If your current site looks fine but still struggles to turn visitors into calls, the issue is usually structure, more than style. A well-planned emergency plumbing website gives stressed visitors the confidence to act now, which is exactly what makes it valuable for both rankings and conversions.
Frequently Asked Questions
1. What should a plumber’s website prioritize if the goal is more emergency calls?
Clear action paths should come first. A plumber website built for urgent leads should make the phone number, service area, and main emergency services visible right away. Visitors in a rush do not want to read long intros or hunt through menus. They want to know whether the company is local, available, and trustworthy. The strongest layouts usually combine a strong headline, a click-to-call button, review proof, and a short contact option above the fold.

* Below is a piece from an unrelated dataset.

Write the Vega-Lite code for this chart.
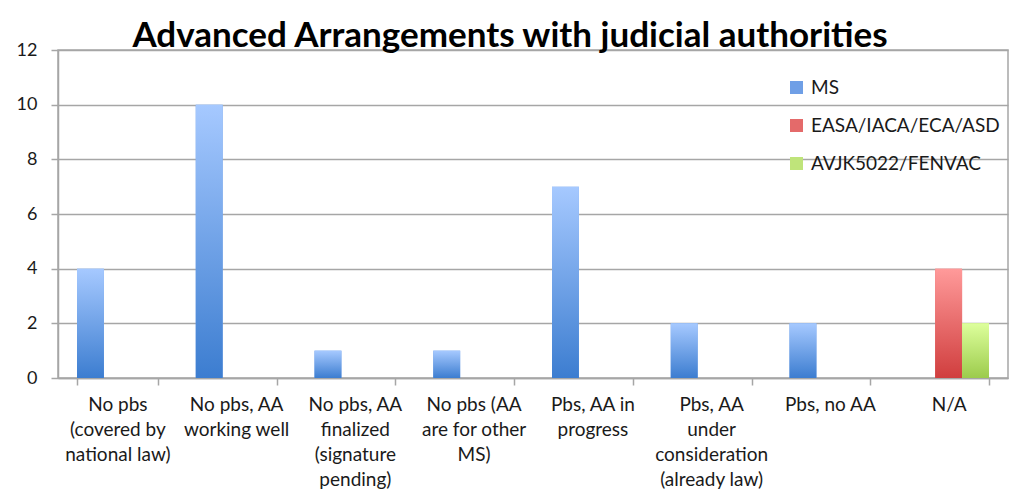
{
  "$schema": "https://vega.github.io/schema/vega-lite/v6.json",
  "width": 950,
  "height": 328,
  "autosize": {"type": "none"},
  "padding": {"left": 58, "top": 50, "right": 2, "bottom": 117},
  "background": "white",
  "config": {
    "font": "Lato",
    "view": {"stroke": "#a6a6a6", "strokeWidth": 1.5}
  },
  "title": {
    "text": "Advanced Arrangements with judicial authorities",
    "font": "Lato",
    "fontSize": 35,
    "fontWeight": "bold",
    "color": "#000000",
    "anchor": "middle",
    "dx": -23,
    "baseline": "alphabetic",
    "offset": -41
  },
  "data": {
    "values": [
      {"category": "No pbs\n(covered by\nnational law)", "series": "MS", "value": 4},
      {"category": "No pbs\n(covered by\nnational law)", "series": "EASA/IACA/ECA/ASD", "value": 0},
      {"category": "No pbs\n(covered by\nnational law)", "series": "AVJK5022/FENVAC", "value": 0},
      {"category": "No pbs, AA\nworking well", "series": "MS", "value": 10},
      {"category": "No pbs, AA\nworking well", "series": "EASA/IACA/ECA/ASD", "value": 0},
      {"category": "No pbs, AA\nworking well", "series": "AVJK5022/FENVAC", "value": 0},
      {"category": "No pbs, AA\nfinalized\n(signature\npending)", "series": "MS", "value": 1},
      {"category": "No pbs, AA\nfinalized\n(signature\npending)", "series": "EASA/IACA/ECA/ASD", "value": 0},
      {"category": "No pbs, AA\nfinalized\n(signature\npending)", "series": "AVJK5022/FENVAC", "value": 0},
      {"category": "No pbs (AA\nare for other\nMS)", "series": "MS", "value": 1},
      {"category": "No pbs (AA\nare for other\nMS)", "series": "EASA/IACA/ECA/ASD", "value": 0},
      {"category": "No pbs (AA\nare for other\nMS)", "series": "AVJK5022/FENVAC", "value": 0},
      {"category": "Pbs, AA in\nprogress", "series": "MS", "value": 7},
      {"category": "Pbs, AA in\nprogress", "series": "EASA/IACA/ECA/ASD", "value": 0},
      {"category": "Pbs, AA in\nprogress", "series": "AVJK5022/FENVAC", "value": 0},
      {"category": "Pbs, AA\nunder\nconsideration\n(already law)", "series": "MS", "value": 2},
      {"category": "Pbs, AA\nunder\nconsideration\n(already law)", "series": "EASA/IACA/ECA/ASD", "value": 0},
      {"category": "Pbs, AA\nunder\nconsideration\n(already law)", "series": "AVJK5022/FENVAC", "value": 0},
      {"category": "Pbs, no AA", "series": "MS", "value": 2},
      {"category": "Pbs, no AA", "series": "EASA/IACA/ECA/ASD", "value": 0},
      {"category": "Pbs, no AA", "series": "AVJK5022/FENVAC", "value": 0},
      {"category": "N/A", "series": "MS", "value": 0},
      {"category": "N/A", "series": "EASA/IACA/ECA/ASD", "value": 4},
      {"category": "N/A", "series": "AVJK5022/FENVAC", "value": 2}
    ]
  },
  "encoding": {
    "x": {
      "field": "category",
      "type": "nominal",
      "sort": null,
      "scale": {"paddingInner": 0.32, "paddingOuter": 0.16},
      "axis": {
        "title": null,
        "labelAngle": 0,
        "tickBand": "extent",
        "tickSize": 7,
        "tickColor": "#a6a6a6",
        "tickWidth": 1.5,
        "domainColor": "#a6a6a6",
        "domainWidth": 1.5,
        "labelExpr": "split(datum.label, '\\n')",
        "labelLineHeight": 25,
        "labelFontSize": 19,
        "labelColor": "#1a1a1a",
        "labelPadding": 10,
        "labelLimit": 200,
        "grid": false
      }
    },
    "xOffset": {
      "field": "series",
      "type": "nominal",
      "sort": ["MS", "EASA/IACA/ECA/ASD", "AVJK5022/FENVAC"],
      "scale": {"paddingInner": 0, "paddingOuter": 0}
    },
    "y": {
      "field": "value",
      "type": "quantitative",
      "scale": {"domain": [0, 12]},
      "axis": {
        "title": null,
        "values": [0, 2, 4, 6, 8, 10, 12],
        "tickSize": 7,
        "tickColor": "#a6a6a6",
        "tickWidth": 1.5,
        "labelPadding": 14,
        "labelFontSize": 18,
        "labelColor": "#1a1a1a",
        "gridColor": "#a6a6a6",
        "gridWidth": 1.5,
        "domainColor": "#a6a6a6",
        "domainWidth": 1.5
      }
    }
  },
  "layer": [
    {
      "mark": {"type": "bar"},
      "encoding": {
        "color": {
          "field": "series",
          "type": "nominal",
          "sort": ["MS", "EASA/IACA/ECA/ASD", "AVJK5022/FENVAC"],
          "scale": {
            "domain": ["MS", "EASA/IACA/ECA/ASD", "AVJK5022/FENVAC"],
            "range": ["#6f9fe6", "#e46a6a", "#bfe47a"]
          },
          "legend": {
            "orient": "none",
            "legendX": 729,
            "legendY": 28,
            "title": null,
            "symbolType": "square",
            "symbolSize": 169,
            "symbolStrokeWidth": 0,
            "labelFontSize": 19,
            "labelColor": "#1a1a1a",
            "labelOffset": 5,
            "labelLimit": 300,
            "rowPadding": 18
          }
        }
      }
    },
    {
      "transform": [{"filter": "datum.series === 'MS'"}],
      "mark": {
        "type": "bar",
        "color": {
          "gradient": "linear", "x1": 0, "y1": 0, "x2": 0, "y2": 1,
          "stops": [{"offset": 0, "color": "#a6c9ff"}, {"offset": 1, "color": "#3c7dd0"}]
        }
      }
    },
    {
      "transform": [{"filter": "datum.series === 'EASA/IACA/ECA/ASD'"}],
      "mark": {
        "type": "bar",
        "color": {
          "gradient": "linear", "x1": 0, "y1": 0, "x2": 0, "y2": 1,
          "stops": [{"offset": 0, "color": "#ff9a9a"}, {"offset": 1, "color": "#d03e3e"}]
        }
      }
    },
    {
      "transform": [{"filter": "datum.series === 'AVJK5022/FENVAC'"}],
      "mark": {
        "type": "bar",
        "color": {
          "gradient": "linear", "x1": 0, "y1": 0, "x2": 0, "y2": 1,
          "stops": [{"offset": 0, "color": "#ddff9c"}, {"offset": 1, "color": "#9ccb4c"}]
        }
      }
    }
  ]
}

2. Is a separate emergency service page better than putting everything on the homepage?
Yes, a dedicated service page is usually the better option. The homepage should introduce the business and direct visitors, but a focused page gives more room to explain specific urgent problems like burst pipes, sewer backups, or no-hot-water issues. That makes the content more relevant for search, easier to internal link, and more persuasive for visitors who land directly on that page instead of the homepage.
3. What design features help a local plumbing company look more trustworthy online?

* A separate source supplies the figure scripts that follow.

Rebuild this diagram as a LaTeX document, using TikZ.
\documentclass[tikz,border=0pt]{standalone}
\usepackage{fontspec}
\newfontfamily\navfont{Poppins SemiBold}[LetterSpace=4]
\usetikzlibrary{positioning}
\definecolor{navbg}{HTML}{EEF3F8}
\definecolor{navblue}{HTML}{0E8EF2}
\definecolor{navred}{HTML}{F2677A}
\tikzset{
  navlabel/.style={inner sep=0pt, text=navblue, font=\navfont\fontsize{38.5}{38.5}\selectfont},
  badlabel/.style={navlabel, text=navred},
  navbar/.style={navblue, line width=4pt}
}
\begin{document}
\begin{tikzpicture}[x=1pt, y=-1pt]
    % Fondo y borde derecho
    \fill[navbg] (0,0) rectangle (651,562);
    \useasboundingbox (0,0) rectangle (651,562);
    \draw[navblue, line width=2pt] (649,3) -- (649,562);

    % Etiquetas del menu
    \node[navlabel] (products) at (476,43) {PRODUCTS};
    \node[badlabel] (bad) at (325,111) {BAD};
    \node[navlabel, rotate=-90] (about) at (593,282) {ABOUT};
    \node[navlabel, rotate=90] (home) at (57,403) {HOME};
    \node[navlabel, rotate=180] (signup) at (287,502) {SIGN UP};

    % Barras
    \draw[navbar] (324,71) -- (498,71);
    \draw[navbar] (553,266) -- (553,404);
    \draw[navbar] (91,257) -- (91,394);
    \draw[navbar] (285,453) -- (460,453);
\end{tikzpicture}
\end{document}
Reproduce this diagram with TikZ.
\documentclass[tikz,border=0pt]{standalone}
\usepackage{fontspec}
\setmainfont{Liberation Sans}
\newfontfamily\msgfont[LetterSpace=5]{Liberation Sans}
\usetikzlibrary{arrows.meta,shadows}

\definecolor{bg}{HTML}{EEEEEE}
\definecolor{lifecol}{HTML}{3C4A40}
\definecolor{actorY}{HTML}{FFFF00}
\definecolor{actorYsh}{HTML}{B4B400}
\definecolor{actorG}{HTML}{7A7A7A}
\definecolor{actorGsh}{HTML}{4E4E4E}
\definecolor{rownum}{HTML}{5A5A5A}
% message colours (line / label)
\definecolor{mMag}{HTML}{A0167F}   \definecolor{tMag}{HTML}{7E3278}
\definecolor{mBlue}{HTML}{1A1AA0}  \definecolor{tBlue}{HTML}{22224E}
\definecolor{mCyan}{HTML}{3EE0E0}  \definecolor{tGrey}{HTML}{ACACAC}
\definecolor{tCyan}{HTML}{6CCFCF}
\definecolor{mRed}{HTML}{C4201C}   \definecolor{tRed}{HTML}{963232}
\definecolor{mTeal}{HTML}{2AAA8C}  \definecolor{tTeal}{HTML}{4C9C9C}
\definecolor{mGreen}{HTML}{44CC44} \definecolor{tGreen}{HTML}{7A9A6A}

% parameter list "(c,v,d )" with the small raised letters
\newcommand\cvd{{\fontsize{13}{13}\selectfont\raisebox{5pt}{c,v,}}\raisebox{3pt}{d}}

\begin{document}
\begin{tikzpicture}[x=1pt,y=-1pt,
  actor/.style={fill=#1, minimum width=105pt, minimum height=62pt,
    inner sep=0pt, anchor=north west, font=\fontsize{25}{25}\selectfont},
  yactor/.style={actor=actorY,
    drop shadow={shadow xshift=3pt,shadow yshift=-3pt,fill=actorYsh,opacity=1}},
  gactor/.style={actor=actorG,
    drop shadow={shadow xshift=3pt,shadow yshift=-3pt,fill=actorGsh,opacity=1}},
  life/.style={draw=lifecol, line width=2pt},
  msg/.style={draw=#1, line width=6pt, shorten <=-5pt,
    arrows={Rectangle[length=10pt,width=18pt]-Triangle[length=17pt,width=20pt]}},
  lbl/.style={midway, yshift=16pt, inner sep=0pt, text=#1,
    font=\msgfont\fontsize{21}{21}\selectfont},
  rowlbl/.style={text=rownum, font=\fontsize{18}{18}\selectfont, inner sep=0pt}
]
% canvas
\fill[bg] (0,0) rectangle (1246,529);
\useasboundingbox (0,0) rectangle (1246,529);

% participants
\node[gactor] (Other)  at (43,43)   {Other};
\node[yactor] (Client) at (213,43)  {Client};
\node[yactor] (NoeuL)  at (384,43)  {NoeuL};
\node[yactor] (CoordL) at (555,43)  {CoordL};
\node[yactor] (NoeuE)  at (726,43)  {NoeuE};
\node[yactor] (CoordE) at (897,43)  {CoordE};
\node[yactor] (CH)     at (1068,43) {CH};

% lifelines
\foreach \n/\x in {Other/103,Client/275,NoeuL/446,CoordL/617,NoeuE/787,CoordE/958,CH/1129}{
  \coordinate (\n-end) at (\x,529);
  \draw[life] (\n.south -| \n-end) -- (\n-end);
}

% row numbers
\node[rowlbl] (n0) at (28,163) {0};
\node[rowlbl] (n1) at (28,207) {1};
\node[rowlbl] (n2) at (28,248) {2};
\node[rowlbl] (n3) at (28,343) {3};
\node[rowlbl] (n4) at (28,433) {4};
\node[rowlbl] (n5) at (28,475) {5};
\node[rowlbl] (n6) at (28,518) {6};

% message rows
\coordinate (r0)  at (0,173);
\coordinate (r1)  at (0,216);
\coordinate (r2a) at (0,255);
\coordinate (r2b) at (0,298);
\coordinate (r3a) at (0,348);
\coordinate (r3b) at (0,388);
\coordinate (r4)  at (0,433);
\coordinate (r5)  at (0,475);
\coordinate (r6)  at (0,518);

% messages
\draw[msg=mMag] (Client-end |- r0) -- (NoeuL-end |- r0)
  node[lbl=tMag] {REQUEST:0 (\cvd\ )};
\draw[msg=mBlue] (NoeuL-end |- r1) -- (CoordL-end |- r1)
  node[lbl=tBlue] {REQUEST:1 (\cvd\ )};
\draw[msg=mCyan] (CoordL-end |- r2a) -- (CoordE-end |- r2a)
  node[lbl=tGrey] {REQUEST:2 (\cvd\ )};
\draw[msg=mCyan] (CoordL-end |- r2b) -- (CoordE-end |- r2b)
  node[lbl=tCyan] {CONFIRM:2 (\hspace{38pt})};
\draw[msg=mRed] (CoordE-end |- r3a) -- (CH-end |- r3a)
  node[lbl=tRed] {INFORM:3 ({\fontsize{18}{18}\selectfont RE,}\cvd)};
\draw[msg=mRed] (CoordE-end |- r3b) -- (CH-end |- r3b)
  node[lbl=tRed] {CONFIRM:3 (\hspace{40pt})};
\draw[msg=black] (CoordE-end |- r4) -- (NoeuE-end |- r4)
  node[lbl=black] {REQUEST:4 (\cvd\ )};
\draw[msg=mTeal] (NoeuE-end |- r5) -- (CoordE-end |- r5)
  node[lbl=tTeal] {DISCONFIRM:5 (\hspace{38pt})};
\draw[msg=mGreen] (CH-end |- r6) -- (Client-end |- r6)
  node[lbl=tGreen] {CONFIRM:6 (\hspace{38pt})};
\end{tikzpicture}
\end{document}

Visible proof elements make the biggest difference. Trust goes up when the site shows review snippets, service-area references, licensing language, real team or truck photos, and a clear process for what happens after someone calls. Even small details like a sticky mobile call button, fast-loading layout, and clear city references can make the company feel more established. Trust is often what turns a stressed visitor into a real lead.
4. Can a web designer help a plumber rank better without relying only on SEO tricks?
Yes, because a better structure improves both usability and search performance. A web designer can shape page hierarchy, local relevance, internal linking, call-to-action placement, and mobile experience in ways that support ranking and conversions together, for plumbing businesses, that often works better than chasing shortcuts. A well-built site gives search engines a clearer context and gives real users a better reason to stay, trust, and contact the business.